Set exercise -
Please set down all the lines beneath this one exactly, without the pictures.

## start Information supplied

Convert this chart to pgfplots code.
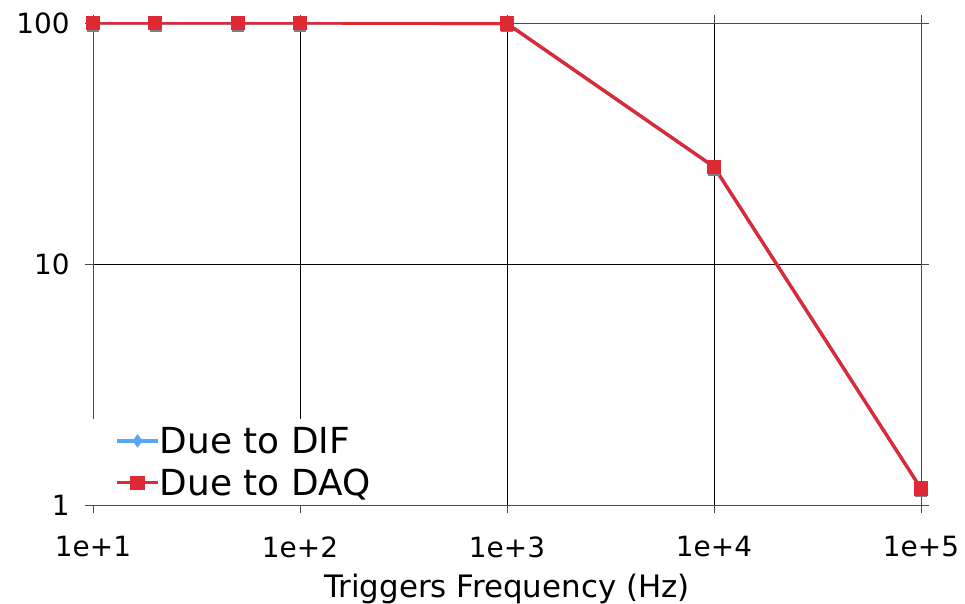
\documentclass[border=0pt]{standalone}
\usepackage{pgfplots}
\pgfplotsset{compat=1.18}
\usepackage{fontspec}
\setmainfont{DejaVu Sans}
\definecolor{daq}{RGB}{222,42,52}
\definecolor{dif}{RGB}{90,165,250}
\begin{document}
\begin{tikzpicture}
\begin{axis}[
  scale only axis, width=828bp, height=482bp,
  xmode=log, ymode=log,
  xmin=10, xmax=100000, ymin=1, ymax=100,
  xtick={10,100,1000,10000,100000},
  xticklabels={1e+1,1e+2,1e+3,1e+4,1e+5},
  ytick={1,10,100}, yticklabels={1,10,100},
  xminorticks=false, yminorticks=false,
  grid=major, major grid style={black, line width=0.7pt},
  axis line style={black!70, line width=0.9pt},
  tick align=outside, major tick length=8bp,
  tick style={black!70, line width=0.8pt},
  ticklabel style={font=\fontsize{28}{34}\selectfont},
  /pgf/number format/assume math mode=true,
  xticklabel style={yshift=-20bp},
  yticklabel style={xshift=-12bp},
  xlabel={Triggers Frequency (Hz)},
  xlabel style={font=\fontsize{31}{36}\selectfont, yshift=-10bp},
  legend style={at={(0,0)}, anchor=south west, draw=none, fill=white,
    font=\fontsize{36}{42}\selectfont, inner xsep=22bp, inner ysep=6bp, row sep=10bp},
  legend cell align=left,
  legend image code/.code={
    \draw[mark repeat=2,mark phase=2,#1] plot coordinates {(0cm,0cm) (0.73cm,0cm) (1.46cm,0cm)};
  },
]
\addplot[only marks, black!50, mark=square*, mark size=5.5bp, mark options={yshift=-2.5bp, fill=black!50, draw=black!50}, forget plot]
  coordinates {(10,100) (20,100) (50,100) (100,100) (1000,99.5) (10000,25.3) (100000,1.17)};
\addplot[dif, line width=3.3bp, mark=diamond*, mark size=4bp, mark options={fill=dif,draw=dif}]
  coordinates {(10,100) (20,100) (50,100) (100,100) (1000,99.5) (10000,25.3) (100000,1.17)};
\addlegendentry{\hspace*{-2bp}Due to DIF}
\addplot[daq, line width=3.3bp, mark=square*, mark size=5.5bp, mark options={fill=daq,draw=daq}]
  coordinates {(10,100) (20,100) (50,100) (100,100) (1000,99.5) (10000,25.3) (100000,1.17)};
\addlegendentry{\hspace*{-2bp}Due to DAQ}
\coordinate (sw) at (rel axis cs:0,0);
\coordinate (ne) at (rel axis cs:1,1);
\end{axis}
\pgfresetboundingbox
\path ([shift={(-93bp,-99bp)}]sw) rectangle ([shift={(44bp,23bp)}]ne);
\end{tikzpicture}
\end{document}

## end Information supplied

Answer to the task -
Convert this chart to pgfplots code.
\documentclass[border=0pt]{standalone}
\usepackage{pgfplots}
\pgfplotsset{compat=1.18}
\usepackage{fontspec}
\setmainfont{DejaVu Sans}
\definecolor{daq}{RGB}{222,42,52}
\definecolor{dif}{RGB}{90,165,250}
\begin{document}
\begin{tikzpicture}
\begin{axis}[
  scale only axis, width=828bp, height=482bp,
  xmode=log, ymode=log,
  xmin=10, xmax=100000, ymin=1, ymax=100,
  xtick={10,100,1000,10000,100000},
  xticklabels={1e+1,1e+2,1e+3,1e+4,1e+5},
  ytick={1,10,100}, yticklabels={1,10,100},
  xminorticks=false, yminorticks=false,
  grid=major, major grid style={black, line width=0.7pt},
  axis line style={black!70, line width=0.9pt},
  tick align=outside, major tick length=8bp,
  tick style={black!70, line width=0.8pt},
  ticklabel style={font=\fontsize{28}{34}\selectfont},
  /pgf/number format/assume math mode=true,
  xticklabel style={yshift=-20bp},
  yticklabel style={xshift=-12bp},
  xlabel={Triggers Frequency (Hz)},
  xlabel style={font=\fontsize{31}{36}\selectfont, yshift=-10bp},
  legend style={at={(0,0)}, anchor=south west, draw=none, fill=white,
    font=\fontsize{36}{42}\selectfont, inner xsep=22bp, inner ysep=6bp, row sep=10bp},
  legend cell align=left,
  legend image code/.code={
    \draw[mark repeat=2,mark phase=2,#1] plot coordinates {(0cm,0cm) (0.73cm,0cm) (1.46cm,0cm)};
  },
]
\addplot[only marks, black!50, mark=square*, mark size=5.5bp, mark options={yshift=-2.5bp, fill=black!50, draw=black!50}, forget plot]
  coordinates {(10,100) (20,100) (50,100) (100,100) (1000,99.5) (10000,25.3) (100000,1.17)};
\addplot[dif, line width=3.3bp, mark=diamond*, mark size=4bp, mark options={fill=dif,draw=dif}]
  coordinates {(10,100) (20,100) (50,100) (100,100) (1000,99.5) (10000,25.3) (100000,1.17)};
\addlegendentry{\hspace*{-2bp}Due to DIF}
\addplot[daq, line width=3.3bp, mark=square*, mark size=5.5bp, mark options={fill=daq,draw=daq}]
  coordinates {(10,100) (20,100) (50,100) (100,100) (1000,99.5) (10000,25.3) (100000,1.17)};
\addlegendentry{\hspace*{-2bp}Due to DAQ}
\coordinate (sw) at (rel axis cs:0,0);
\coordinate (ne) at (rel axis cs:1,1);
\end{axis}
\pgfresetboundingbox
\path ([shift={(-93bp,-99bp)}]sw) rectangle ([shift={(44bp,23bp)}]ne);
\end{tikzpicture}
\end{document}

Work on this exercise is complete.